"From this hour I ordain myself loos'd of limits and imaginary lines, going where I list, my own master total and absolute, Listening to others, considering well what they say, Pausing, searching, receiving, contemplating, Gently, but with undeniable will, divesting myself of the holds that would hold me."
Walt Whitman (1819-92)
"When I look back now over my life and call to mind what I might have had simply for taking and did not take, my heart is like to break."
Akhenaton (d. c.1354 BC)
And now, the current weather, from some random person we pulled off the street:
Wednesday, April 14, 2004
(First of all, a quick note. I chose not to participate in this week's Blogger Idol. The topic was "Blogger tips," which is a good topic, but a nuts and bolts one. My life this past week has been anything but nuts and bolts in nature, and I felt I could not do the topic justice at this time. I'll be back next week.)
curse Function: noun
Etymology: Middle English curs, from Old English
1 : a prayer or invocation for harm or injury to come upon one
2 : something that is cursed or accursed
3 : evil or misfortune that comes as if in response to imprecation or as retribution
4 : a cause of great harm or misfortune
5 : what some of us carry through our daily lives
He stands on the shore of the sea, and his long white hair whips in the cold wind like a thousand angry strands of silk.
His skin is as white as bone, and his eyes are as crimson as blood. His thin face stares with a resolve born out of desperate times and impossible struggles, and with a despair birthed from dark roads leading to a darker future.
There is something inhuman about his coldness, which is well and proper because he is not human. He is Melnibonean. He wears the jet black armor of Melnibone, and it is dented and torn from many fierce battles, one of which just finished.
The wind gusts again, and little spatters of blood on the armor streak and dry. Not Melnibonean blood, but human blood. Elric of Melnibone seldom bled.
At his side hangs a massive black sword. The curse of this blade is almost palpable. The man who carries it carries a great burden.

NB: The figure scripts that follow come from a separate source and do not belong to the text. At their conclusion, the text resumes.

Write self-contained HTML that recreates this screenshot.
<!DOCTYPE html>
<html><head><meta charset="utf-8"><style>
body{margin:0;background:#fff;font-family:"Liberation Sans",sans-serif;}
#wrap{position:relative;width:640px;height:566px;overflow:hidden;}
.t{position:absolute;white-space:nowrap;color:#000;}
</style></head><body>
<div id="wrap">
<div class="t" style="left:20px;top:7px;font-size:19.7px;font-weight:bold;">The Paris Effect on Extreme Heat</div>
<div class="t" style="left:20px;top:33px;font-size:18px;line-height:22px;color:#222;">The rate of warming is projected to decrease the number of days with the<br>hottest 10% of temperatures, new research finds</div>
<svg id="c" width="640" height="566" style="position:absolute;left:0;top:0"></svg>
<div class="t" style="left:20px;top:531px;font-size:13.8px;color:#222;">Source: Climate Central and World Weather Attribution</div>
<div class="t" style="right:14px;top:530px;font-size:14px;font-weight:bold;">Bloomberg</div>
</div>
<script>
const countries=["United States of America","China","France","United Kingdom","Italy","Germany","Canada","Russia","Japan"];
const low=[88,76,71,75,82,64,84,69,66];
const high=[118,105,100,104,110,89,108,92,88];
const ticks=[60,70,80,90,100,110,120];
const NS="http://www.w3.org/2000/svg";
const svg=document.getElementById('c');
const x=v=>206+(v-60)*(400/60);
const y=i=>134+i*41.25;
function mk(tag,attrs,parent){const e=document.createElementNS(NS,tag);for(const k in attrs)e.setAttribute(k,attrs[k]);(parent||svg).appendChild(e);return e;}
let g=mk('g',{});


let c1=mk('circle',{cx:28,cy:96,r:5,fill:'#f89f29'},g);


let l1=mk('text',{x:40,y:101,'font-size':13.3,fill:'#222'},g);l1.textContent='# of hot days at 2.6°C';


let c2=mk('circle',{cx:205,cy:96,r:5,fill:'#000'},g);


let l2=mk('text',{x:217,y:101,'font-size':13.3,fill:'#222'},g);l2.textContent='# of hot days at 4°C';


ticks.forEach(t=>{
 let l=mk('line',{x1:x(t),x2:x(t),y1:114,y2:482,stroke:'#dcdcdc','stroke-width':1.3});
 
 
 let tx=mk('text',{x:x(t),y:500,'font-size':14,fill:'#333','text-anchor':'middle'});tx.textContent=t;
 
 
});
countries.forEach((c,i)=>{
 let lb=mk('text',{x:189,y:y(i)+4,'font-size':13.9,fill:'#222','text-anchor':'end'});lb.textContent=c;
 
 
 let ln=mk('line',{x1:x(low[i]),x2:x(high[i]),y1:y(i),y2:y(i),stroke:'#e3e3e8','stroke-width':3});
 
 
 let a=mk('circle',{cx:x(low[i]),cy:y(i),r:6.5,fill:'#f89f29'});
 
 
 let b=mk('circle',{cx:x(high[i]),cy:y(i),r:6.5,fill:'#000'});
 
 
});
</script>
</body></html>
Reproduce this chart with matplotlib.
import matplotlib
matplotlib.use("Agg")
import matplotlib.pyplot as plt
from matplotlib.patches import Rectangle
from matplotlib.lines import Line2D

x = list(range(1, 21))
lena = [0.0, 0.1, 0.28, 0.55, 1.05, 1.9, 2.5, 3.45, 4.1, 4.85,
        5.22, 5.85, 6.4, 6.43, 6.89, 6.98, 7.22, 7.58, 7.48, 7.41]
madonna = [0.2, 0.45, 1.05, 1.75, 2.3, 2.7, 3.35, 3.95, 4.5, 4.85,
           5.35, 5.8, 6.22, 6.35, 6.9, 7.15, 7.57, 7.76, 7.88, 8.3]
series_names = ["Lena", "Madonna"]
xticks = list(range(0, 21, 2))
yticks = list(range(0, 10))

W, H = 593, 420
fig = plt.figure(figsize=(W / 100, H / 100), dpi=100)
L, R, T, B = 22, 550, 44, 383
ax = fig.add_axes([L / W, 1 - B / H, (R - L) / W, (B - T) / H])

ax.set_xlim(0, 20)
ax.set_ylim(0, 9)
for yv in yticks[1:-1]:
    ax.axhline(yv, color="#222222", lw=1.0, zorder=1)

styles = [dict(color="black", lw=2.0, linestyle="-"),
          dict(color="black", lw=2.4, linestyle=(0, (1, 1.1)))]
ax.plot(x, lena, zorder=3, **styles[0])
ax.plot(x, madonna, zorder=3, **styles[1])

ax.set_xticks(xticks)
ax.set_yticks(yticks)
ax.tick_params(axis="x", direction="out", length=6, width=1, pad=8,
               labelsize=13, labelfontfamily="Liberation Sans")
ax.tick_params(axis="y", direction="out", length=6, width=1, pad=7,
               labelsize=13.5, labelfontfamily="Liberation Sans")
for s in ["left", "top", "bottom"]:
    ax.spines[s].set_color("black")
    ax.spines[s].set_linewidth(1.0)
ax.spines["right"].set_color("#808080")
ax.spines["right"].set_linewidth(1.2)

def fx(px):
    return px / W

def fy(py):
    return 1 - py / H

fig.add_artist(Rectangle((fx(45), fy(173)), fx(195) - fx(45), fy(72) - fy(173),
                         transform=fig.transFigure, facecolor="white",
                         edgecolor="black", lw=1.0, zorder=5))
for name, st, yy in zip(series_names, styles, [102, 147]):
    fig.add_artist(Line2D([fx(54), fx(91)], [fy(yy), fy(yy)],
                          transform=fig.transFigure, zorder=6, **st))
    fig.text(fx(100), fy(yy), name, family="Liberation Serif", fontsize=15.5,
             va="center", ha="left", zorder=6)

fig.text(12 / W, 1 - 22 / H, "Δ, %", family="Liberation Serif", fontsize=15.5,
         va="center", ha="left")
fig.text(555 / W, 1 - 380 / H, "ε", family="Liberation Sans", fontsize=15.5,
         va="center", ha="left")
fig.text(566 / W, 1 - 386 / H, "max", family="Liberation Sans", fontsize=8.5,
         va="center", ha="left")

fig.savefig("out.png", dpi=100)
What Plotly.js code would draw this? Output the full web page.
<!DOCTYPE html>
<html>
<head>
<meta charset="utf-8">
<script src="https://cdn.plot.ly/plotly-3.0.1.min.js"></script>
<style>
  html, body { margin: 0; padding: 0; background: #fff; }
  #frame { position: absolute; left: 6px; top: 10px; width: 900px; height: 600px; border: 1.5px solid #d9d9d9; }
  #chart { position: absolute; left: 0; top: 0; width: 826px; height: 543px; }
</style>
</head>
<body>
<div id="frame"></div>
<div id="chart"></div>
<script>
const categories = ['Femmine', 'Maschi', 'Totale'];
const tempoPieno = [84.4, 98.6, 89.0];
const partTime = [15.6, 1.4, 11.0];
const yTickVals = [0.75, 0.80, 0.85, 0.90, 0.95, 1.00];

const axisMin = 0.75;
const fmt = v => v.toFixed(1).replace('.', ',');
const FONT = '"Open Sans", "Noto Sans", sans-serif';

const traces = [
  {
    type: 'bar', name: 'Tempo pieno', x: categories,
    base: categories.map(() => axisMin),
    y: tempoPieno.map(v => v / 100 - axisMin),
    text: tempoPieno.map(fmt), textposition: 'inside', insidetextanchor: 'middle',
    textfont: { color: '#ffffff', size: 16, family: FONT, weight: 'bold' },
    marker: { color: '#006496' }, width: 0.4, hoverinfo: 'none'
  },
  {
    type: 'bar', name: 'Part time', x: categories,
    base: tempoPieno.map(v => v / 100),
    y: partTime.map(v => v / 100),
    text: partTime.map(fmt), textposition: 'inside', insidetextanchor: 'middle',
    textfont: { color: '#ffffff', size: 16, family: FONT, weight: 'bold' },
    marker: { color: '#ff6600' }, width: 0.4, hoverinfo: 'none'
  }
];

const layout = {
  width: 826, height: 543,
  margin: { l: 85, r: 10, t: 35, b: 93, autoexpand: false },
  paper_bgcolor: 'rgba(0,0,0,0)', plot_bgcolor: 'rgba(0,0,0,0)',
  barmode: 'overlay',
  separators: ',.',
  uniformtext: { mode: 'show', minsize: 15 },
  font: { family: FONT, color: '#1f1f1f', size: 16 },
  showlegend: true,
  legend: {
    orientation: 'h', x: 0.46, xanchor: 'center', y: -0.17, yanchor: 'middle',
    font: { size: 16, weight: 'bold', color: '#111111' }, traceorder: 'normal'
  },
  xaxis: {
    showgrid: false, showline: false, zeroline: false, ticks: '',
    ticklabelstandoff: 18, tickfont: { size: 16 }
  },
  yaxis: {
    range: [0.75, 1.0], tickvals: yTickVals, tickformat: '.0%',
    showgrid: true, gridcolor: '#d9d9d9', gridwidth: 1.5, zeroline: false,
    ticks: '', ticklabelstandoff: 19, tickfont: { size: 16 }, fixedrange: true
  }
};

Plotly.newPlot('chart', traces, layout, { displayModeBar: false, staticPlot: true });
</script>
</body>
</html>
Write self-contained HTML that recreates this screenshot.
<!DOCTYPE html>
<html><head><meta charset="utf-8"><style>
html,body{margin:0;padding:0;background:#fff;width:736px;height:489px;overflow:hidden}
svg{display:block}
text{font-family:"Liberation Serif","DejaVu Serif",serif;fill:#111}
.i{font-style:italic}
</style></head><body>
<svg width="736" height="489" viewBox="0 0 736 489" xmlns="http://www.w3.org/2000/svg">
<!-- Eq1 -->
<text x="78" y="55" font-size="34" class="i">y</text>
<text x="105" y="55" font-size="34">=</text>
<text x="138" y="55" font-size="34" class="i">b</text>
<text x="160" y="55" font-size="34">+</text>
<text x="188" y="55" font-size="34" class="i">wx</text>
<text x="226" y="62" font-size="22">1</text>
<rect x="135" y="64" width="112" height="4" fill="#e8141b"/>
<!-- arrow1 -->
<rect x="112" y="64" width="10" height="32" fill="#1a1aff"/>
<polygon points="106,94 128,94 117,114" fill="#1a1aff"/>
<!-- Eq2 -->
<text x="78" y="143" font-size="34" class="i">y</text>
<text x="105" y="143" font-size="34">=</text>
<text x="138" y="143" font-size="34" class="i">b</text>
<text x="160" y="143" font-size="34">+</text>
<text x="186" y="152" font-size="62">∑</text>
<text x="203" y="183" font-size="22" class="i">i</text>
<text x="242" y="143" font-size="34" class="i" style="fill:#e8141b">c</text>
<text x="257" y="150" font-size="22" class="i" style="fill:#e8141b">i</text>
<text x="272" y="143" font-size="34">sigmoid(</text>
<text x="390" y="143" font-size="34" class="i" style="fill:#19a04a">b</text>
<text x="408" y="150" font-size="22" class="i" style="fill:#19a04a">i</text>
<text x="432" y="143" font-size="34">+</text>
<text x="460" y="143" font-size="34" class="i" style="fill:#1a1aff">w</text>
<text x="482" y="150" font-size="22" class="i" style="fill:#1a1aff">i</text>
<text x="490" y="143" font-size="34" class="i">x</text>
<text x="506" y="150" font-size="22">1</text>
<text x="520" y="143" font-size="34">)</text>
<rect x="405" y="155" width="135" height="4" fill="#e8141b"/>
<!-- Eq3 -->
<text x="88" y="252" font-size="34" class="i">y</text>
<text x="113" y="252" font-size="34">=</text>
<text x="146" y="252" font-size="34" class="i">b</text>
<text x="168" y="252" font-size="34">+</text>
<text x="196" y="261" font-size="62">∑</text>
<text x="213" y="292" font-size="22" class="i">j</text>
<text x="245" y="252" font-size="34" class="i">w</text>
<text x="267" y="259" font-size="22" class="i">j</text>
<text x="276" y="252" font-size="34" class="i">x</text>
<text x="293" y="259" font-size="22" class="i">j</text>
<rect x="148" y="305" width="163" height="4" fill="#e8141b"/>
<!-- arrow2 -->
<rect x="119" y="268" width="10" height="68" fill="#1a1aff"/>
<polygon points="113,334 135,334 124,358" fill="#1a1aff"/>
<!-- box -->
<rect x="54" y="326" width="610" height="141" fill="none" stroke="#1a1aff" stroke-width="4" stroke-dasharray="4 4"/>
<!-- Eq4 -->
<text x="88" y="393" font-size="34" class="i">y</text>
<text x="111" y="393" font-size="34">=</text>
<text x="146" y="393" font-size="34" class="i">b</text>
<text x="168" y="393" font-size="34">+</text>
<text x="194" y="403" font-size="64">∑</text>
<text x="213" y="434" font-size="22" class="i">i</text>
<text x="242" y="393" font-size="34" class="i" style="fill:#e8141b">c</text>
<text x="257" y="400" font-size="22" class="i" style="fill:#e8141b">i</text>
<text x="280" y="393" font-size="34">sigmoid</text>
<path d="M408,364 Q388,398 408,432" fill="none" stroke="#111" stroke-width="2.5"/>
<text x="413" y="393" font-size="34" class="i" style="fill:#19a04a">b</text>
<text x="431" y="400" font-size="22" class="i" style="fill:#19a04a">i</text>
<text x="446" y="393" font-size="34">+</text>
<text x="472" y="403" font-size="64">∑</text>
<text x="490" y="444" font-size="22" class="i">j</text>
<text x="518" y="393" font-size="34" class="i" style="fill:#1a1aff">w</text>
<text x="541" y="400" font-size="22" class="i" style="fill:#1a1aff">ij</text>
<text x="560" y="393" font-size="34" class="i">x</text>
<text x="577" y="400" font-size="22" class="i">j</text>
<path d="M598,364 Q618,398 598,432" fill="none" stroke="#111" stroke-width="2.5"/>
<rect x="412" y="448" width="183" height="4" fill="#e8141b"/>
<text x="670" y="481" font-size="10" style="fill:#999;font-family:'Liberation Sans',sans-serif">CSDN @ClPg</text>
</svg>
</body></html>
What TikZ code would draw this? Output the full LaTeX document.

The sword is named Stormbringer, the Stealer of Souls.
I lay down the book. It is 1977, and for the first time in my life I have read a book from cover to cover in one continuous sitting, not even getting up for a meal or a cigarette. And something in this book, this character, touched me.
Within a year I had devoured not only the entire set of six Elric novels that were available then, but every other thing that had ever been written by the author, Michael Moorcock. They were hardly New York Times bestseller list material, and even for "sword and sorcery" books they were not all that well written. But the characters, the heroes...
Now there was something I could get into.
These were not the fancy noble Rangers of Tolkien's Numinor. They were not the chivalrous knights of the King Arthur cycles. No, these heroes were flawed and trapped in circumstances, and usually had to make incredibly difficult choices that haunted them until they died.
And sometimes even beyond.
I have always felt that things we choose, things we do, have long lasting ramifications. And many important choices simply don't have a win/win scenario, but rather they cause us to weigh one loss against another. The Elric stories, and the others like them, fed those beliefs.
In the intervening years I have added a key facet to these beliefs. I am now a Christian, and this changes things a bit. But not as much as it might appear.
As a Christian, I am forgiven for my sins. This does not, however, mean that I won't pay a penalty for them while I am here. Jesus forgave the sins of the man on the cross, but the man still died on the cross.
So yes, things that we do can haunt us later, and choices we make can demand horrific prices down the road.
The moment I described in the Elric saga above comes from the middle of the tale. What I did not mention was that by this time in the story, the country of Melnibone had been destroyed and all of the Melniboneans except Elric had been put to the sword, and it was his doing.
At the time, it seemed like the right choice.
So, where am I going with all of this?
Things are so intense for me right now, the stress level so high. I broke down weeping on my way home from work one day last week. It just seems so hopeless sometimes.
It is like I have my own personal Stormbringer hanging at my side, hungering to destroy everything it can touch.
I can't help but wonder why I am in the midst of this turmoil right now. Nothing happens by accident to a Christian. There is always a reason. Sometimes it is our own shortcomings. Other times the reason may be that God wants us to grow, and stresses us to bring that about.
Which one this is, I have no idea.
In the meantime, I stand on the shore of the sea, with the cold wind whipping through my hair.
I have found power in the mysteries of thought,
exaltation in the changing of the Muses;
I have been versed in the reasonings of men;
but Fate is stronger than anything I have known.
Euripides (484 BC - 406 BC), Alcestis, 438 B.C.